Carriage Home Condos
These are detached units within a condominium community, offering the benefits of condo living with the independence of a standalone house.
Should I Buy or Rent a Condo?
The decision to buy or rent a condo depends on several factors, including your financial situation, lifestyle preferences, and long-term goals. Buying a condo can be a solid investment, especially in high-demand areas. However, it also comes with added responsibilities, including mortgage payments, HOA fees, and maintenance costs. On the other hand, renting a condo provides more flexibility and may be the better choice if you’re not ready for the financial commitment of ownership or if you prefer to move around. you can read this for steps how to buy condo in 2023.
What Is a Condo Assessment?
A condo assessment is an additional fee charged by the condo association to cover significant, often unexpected expenses not included in the regular HOA fees. These could be costs for major repairs, upgrades, or emergency expenses arising from events like natural disasters. Condo assessments can be a financial burden and usually require a majority vote from the condo board before being levied. It’s essential to understand the potential for condo assessments when considering condo ownership, as these unexpected costs can significantly impact your budget.
Comparison of Condos with Other Housing Types
A major part of navigating the housing market is understanding the different types of housing options available and how they compare to one another. Let’s take a closer look at how condos measure up against apartments, townhomes, and standalone houses.
Condo vs. Apartment
While condos and apartments might seem similar due to their shared-wall structure and communal amenities, there are fundamental differences between the two.

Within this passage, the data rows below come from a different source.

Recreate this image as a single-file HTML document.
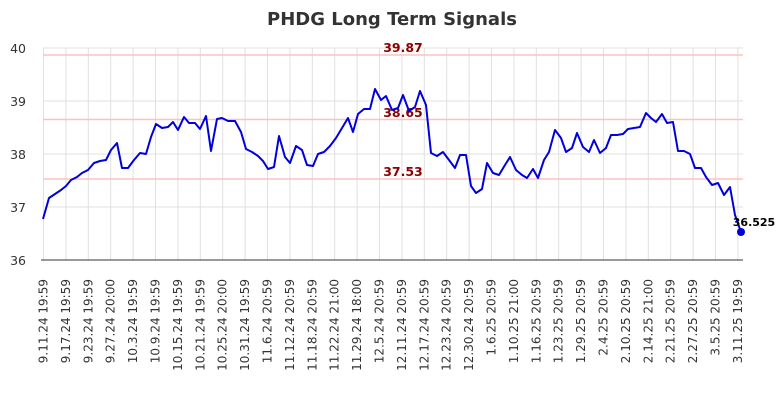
<!DOCTYPE html>
<html><head><meta charset="utf-8"><style>
body{margin:0;background:#fff;}
svg{display:block;font-family:"DejaVu Sans","Liberation Sans",sans-serif;}
</style></head><body>
<svg width="784" height="400" viewBox="0 0 784 400">
<text x="392" y="25" text-anchor="middle" font-size="18" font-weight="bold" fill="#333">PHDG Long Term Signals</text>
<g stroke="#e0e0e0" stroke-width="1">
<line x1="43" y1="48" x2="743" y2="48"/><line x1="43" y1="101" x2="743" y2="101"/><line x1="43" y1="154" x2="743" y2="154"/><line x1="43" y1="207" x2="743" y2="207"/>
<line x1="43.5" y1="48" x2="43.5" y2="260"/><line x1="65.9" y1="48" x2="65.9" y2="260"/><line x1="88.3" y1="48" x2="88.3" y2="260"/><line x1="110.7" y1="48" x2="110.7" y2="260"/><line x1="133.1" y1="48" x2="133.1" y2="260"/><line x1="155.5" y1="48" x2="155.5" y2="260"/><line x1="177.9" y1="48" x2="177.9" y2="260"/><line x1="200.3" y1="48" x2="200.3" y2="260"/><line x1="222.7" y1="48" x2="222.7" y2="260"/><line x1="245.1" y1="48" x2="245.1" y2="260"/><line x1="267.5" y1="48" x2="267.5" y2="260"/><line x1="289.9" y1="48" x2="289.9" y2="260"/><line x1="312.3" y1="48" x2="312.3" y2="260"/><line x1="334.7" y1="48" x2="334.7" y2="260"/><line x1="357.1" y1="48" x2="357.1" y2="260"/><line x1="379.5" y1="48" x2="379.5" y2="260"/><line x1="401.9" y1="48" x2="401.9" y2="260"/><line x1="424.3" y1="48" x2="424.3" y2="260"/><line x1="446.7" y1="48" x2="446.7" y2="260"/><line x1="469.1" y1="48" x2="469.1" y2="260"/><line x1="491.5" y1="48" x2="491.5" y2="260"/><line x1="513.9" y1="48" x2="513.9" y2="260"/><line x1="536.3" y1="48" x2="536.3" y2="260"/><line x1="558.7" y1="48" x2="558.7" y2="260"/><line x1="581.1" y1="48" x2="581.1" y2="260"/><line x1="603.5" y1="48" x2="603.5" y2="260"/><line x1="625.9" y1="48" x2="625.9" y2="260"/><line x1="648.3" y1="48" x2="648.3" y2="260"/><line x1="670.7" y1="48" x2="670.7" y2="260"/><line x1="693.1" y1="48" x2="693.1" y2="260"/><line x1="715.5" y1="48" x2="715.5" y2="260"/><line x1="737.9" y1="48" x2="737.9" y2="260"/>
</g>
<g stroke="#ffc0c0" stroke-width="1.5">
<line x1="43" y1="55" x2="743" y2="55"/><line x1="43" y1="119.5" x2="743" y2="119.5"/><line x1="43" y1="179" x2="743" y2="179"/>
</g>
<line x1="41" y1="260" x2="743" y2="260" stroke="#333" stroke-width="1"/>
<g font-size="12.5" fill="#333" text-anchor="end">
<text x="26" y="53">40</text><text x="26" y="106">39</text><text x="26" y="159">38</text><text x="26" y="212">37</text><text x="26" y="265">36</text>
</g>
<g font-size="12.5" font-weight="bold" fill="#8b0000" text-anchor="middle">
<text x="403" y="52">39.87</text><text x="403" y="117">38.65</text><text x="403" y="176">37.53</text>
</g>
<polyline fill="none" stroke="#0000dd" stroke-width="2" stroke-linejoin="round" points="43,219 49,198 55,194 61,190 66,186 71,180 77,177 82,173 88,170 94,163 100,161 106,160 111,150 117,143 122,168 128,168 134,160 140,153 146,154 151,137 156,124 162,128 168,127 173,122 178,130 184,117 189,123 195,123 200,129 206,116 211,151 217,119 222,118 228,121 235,121 241,132 246,149 252,152 258,156 263,161 268,169 274,167 279,136 285,157 290,163 296,146 302,150 307,165 313,166 318,154 324,152 330,146 336,138 342,128 348,118 353,132 358,114 364,109 370,109 375,89 381,100 386,96 392,110 398,108 403,95 409,111 415,107 420,91 426,105 431,153 437,156 443,152 449,160 455,168 460,155 466,155 471,186 476,193 482,189 487,163 493,173 499,175 505,165 510,157 516,170 522,175 527,178 533,169 538,178 544,160 549,152 555,130 561,138 566,152 572,148 577,133 583,147 589,152 594,140 600,153 606,148 611,135 617,135 623,134 628,129 634,128 640,127 646,113 651,118 656,122 662,114 667,123 673,122 678,151 684,151 690,154 695,168 701,168 706,177 712,185 718,183 724,195 730,187 735,215 741,232"/>
<circle cx="741" cy="232" r="4" fill="#0000dd"/>
<text x="754" y="226" text-anchor="middle" font-size="11" font-weight="bold" fill="#000">36.525</text>
<g font-size="12" fill="#333" text-anchor="end">
<text transform="translate(47.5,279) rotate(-90)">9.11.24 19:59</text>
<text transform="translate(69.9,279) rotate(-90)">9.17.24 19:59</text>
<text transform="translate(92.3,279) rotate(-90)">9.23.24 19:59</text>
<text transform="translate(114.7,279) rotate(-90)">9.27.24 20:00</text>
<text transform="translate(137.1,279) rotate(-90)">10.3.24 19:59</text>
<text transform="translate(159.5,279) rotate(-90)">10.9.24 19:59</text>
<text transform="translate(181.9,279) rotate(-90)">10.15.24 19:59</text>
<text transform="translate(204.3,279) rotate(-90)">10.21.24 19:59</text>
<text transform="translate(226.7,279) rotate(-90)">10.25.24 20:00</text>
<text transform="translate(249.1,279) rotate(-90)">10.31.24 19:59</text>
<text transform="translate(271.5,279) rotate(-90)">11.6.24 20:59</text>
<text transform="translate(293.9,279) rotate(-90)">11.12.24 20:59</text>
<text transform="translate(316.3,279) rotate(-90)">11.18.24 20:59</text>
<text transform="translate(338.7,279) rotate(-90)">11.22.24 21:00</text>
<text transform="translate(361.1,279) rotate(-90)">11.29.24 18:00</text>
<text transform="translate(383.5,279) rotate(-90)">12.5.24 20:59</text>
<text transform="translate(405.9,279) rotate(-90)">12.11.24 20:59</text>
<text transform="translate(428.3,279) rotate(-90)">12.17.24 20:59</text>
<text transform="translate(450.7,279) rotate(-90)">12.23.24 20:59</text>
<text transform="translate(473.1,279) rotate(-90)">12.30.24 20:59</text>
<text transform="translate(495.5,279) rotate(-90)">1.6.25 20:59</text>
<text transform="translate(517.9,279) rotate(-90)">1.10.25 21:00</text>
<text transform="translate(540.3,279) rotate(-90)">1.16.25 20:59</text>
<text transform="translate(562.7,279) rotate(-90)">1.23.25 20:59</text>
<text transform="translate(585.1,279) rotate(-90)">1.29.25 20:59</text>
<text transform="translate(607.5,279) rotate(-90)">2.4.25 20:59</text>
<text transform="translate(629.9,279) rotate(-90)">2.10.25 20:59</text>
<text transform="translate(652.3,279) rotate(-90)">2.14.25 21:00</text>
<text transform="translate(674.7,279) rotate(-90)">2.21.25 20:59</text>
<text transform="translate(697.1,279) rotate(-90)">2.27.25 20:59</text>
<text transform="translate(719.5,279) rotate(-90)">3.5.25 20:59</text>
<text transform="translate(741.9,279) rotate(-90)">3.11.25 19:59</text>
</g>
</svg>
</body></html>
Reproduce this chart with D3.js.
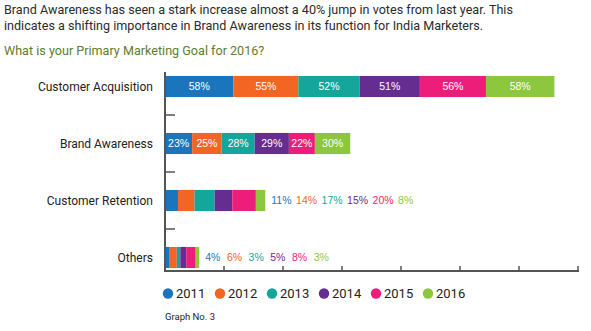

Ownership is the primary distinguishing factor. A condo is owned by an individual who holds the title to their specific unit, while an apartment is typically part of a building owned by a single entity (like a corporation or individual) and rented out to tenants.
When you purchase a condo, you are buying an investment that can appreciate in value, and you have more freedom to customize your living space. Condo fees often cover communal amenities and maintenance. In contrast, renting an apartment doesn’t build equity, and there’s less freedom to modify your living space, but there are also no condo fees or property taxes to worry about.
Condo vs. Townhome
A townhome, or townhouse, is a type of multi-floor home that shares one or two walls with adjacent properties. Like condos or townhomes can be owned individually. However, townhomes generally offer more privacy and space than condos, often boasting a small yard or patio area.
Townhome owners typically have more responsibilities for maintenance and repairs of the exterior of their home and any yard space, unlike condo owners whose exterior maintenance is typically covered by the HOA. However, townhomes may also have HOA fees, albeit usually lower than those for condos, as they cover fewer communal spaces and services.
Condo vs. House
Comparing condos and standalone houses reveals stark contrasts. Houses offer the most privacy and space, including a yard, and owners have full control over the property to make renovations or improvements as they see fit. However, houses come with increased responsibilities for maintenance and upkeep, both inside and out.
On the other hand, condos are typically smaller and offer less privacy, but they also come with fewer maintenance responsibilities, making them a convenient option for those with busy lifestyles. They also often provide access to shared amenities and are typically located in urban areas, offering a different lifestyle compared to suburban or rural houses.